An official announcement at the kindle forum about the new Kindle Lending feature -
Second, later this year, we will be introducing lending for Kindle, a new feature that lets you loan your Kindle books to other Kindle device or Kindle app users. Each book can be lent once for a loan period of 14-days and the lender cannot read the book during the loan period. Additionally, not all e-books will be lendable – this is solely up to the publisher or rights holder, who determines which titles are enabled for lending.
It’s a rather limited feature – Guess Amazon has grown tired of people thinking Nook allows ‘ebook lending’ when it’s a severely limited and rather unhelpful feature. Their solution – introduce an equally limited and equally pointless lending feature.
Thanks to CrunchGear for catching the news.
Kindle newspapers and magazines available on Kindle Apps
The other news in the announcement is that Kindle for Android, Kindle for iPhone, and other Kindle apps will in the near future become capable of delivering newspapers and magazines.

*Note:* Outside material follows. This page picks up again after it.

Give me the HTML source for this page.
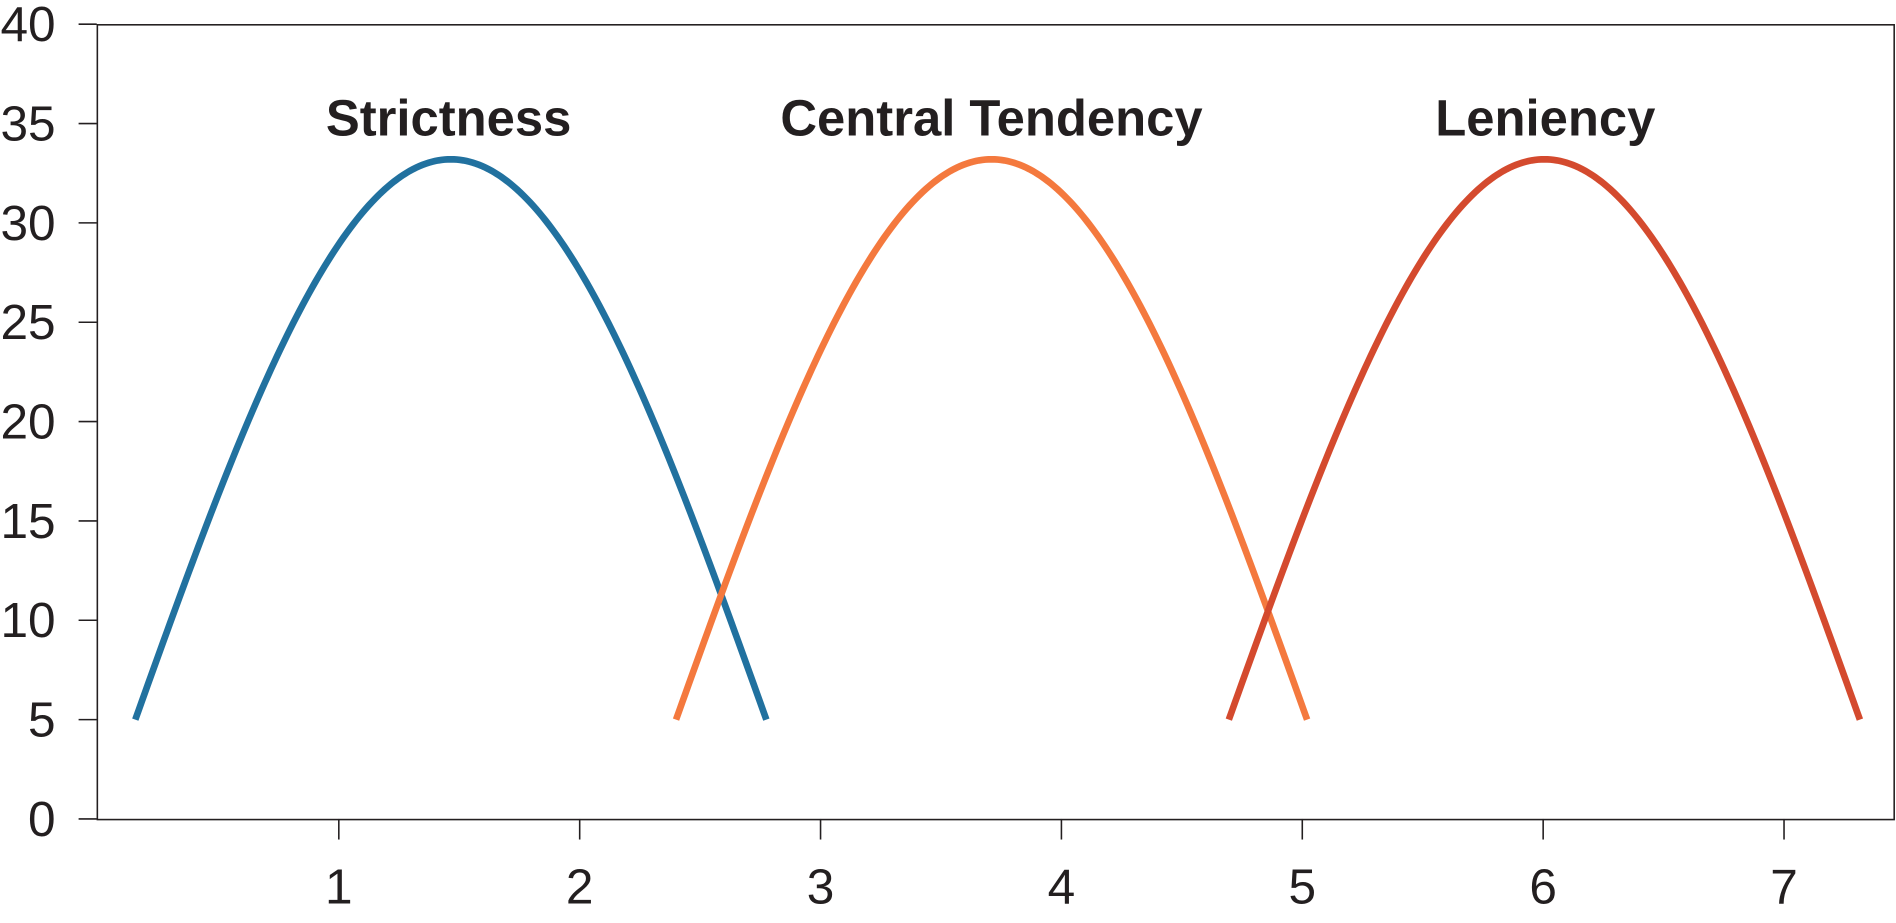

Here’s what Amazon has to say -
First, we are making Kindle newspapers and magazines readable on our free Kindle apps, so you can always read Kindle periodicals even if you don’t have your Kindle with you or don’t yet own a Kindle. In the coming weeks, many newspapers and magazines will be available on our Kindle apps for iPad, iPhone and iPod touch, and then we’ll be adding this functionality to Kindle for Android and our other apps down the road.
It clearly seems that Amazon is selling more books via Kindle for iPad and Kindle for iPhone than via Kindle for Android. There’s no other reason why it would start magazine delivery on the iWhatever apps and leave out Android (at least initially).
In the thread people are pointing out that the lack of support for library books is a bigger issue than the two listed above and that’s a very valid point. There are also comments about the prices of magazine and newspaper subscriptions beginning to veer into Cuckoo-Land and that’s another valid point.
Filed under: kindle Tagged: | lending kindle
“It’s a severely limited and rather unhelpful feature.”
True.
Two articles with an obvious connection.
If I remember correctly, the Nook is an Android box. (One of the selling points of the Nook is that — eventually — you’ll be able to run Android apps on it.) Let’s assume that the Color Nook is a real, color eReader rather than just another tablet. I could easily see people buying the Color Nook, and then downloading Kindle for Android and sticking with the Amazon ecosystem, except on a color eInk screen.
Amazon looses the quick hardware sale, but keeps all those long term customers. Not a bad deal for Amazon, especially if B&N is selling the Color Nook at a loss.
Of course, this all assumes that the Color Nook actually is an eReader and that they eventually open up to Android Apps.
14days is nuts.
Lending doesn’t really interest me, especially when it’s so limited. I’d really like to be able to give away ebooks though, especially those that I received for free.
Before my daughter got her Amazon account, I downloaded several YA ebooks that were free. Since you can’t filter your library if you share an account, I can’t share them with her and I can’t give them to her.
Accessing library ebooks is the other must-have feature, since my parents are mostly library users and don’t buy books, I’ll end up getting them a Nook or Kobo instead of a Kindle. Short-sighted on Amazon’s part.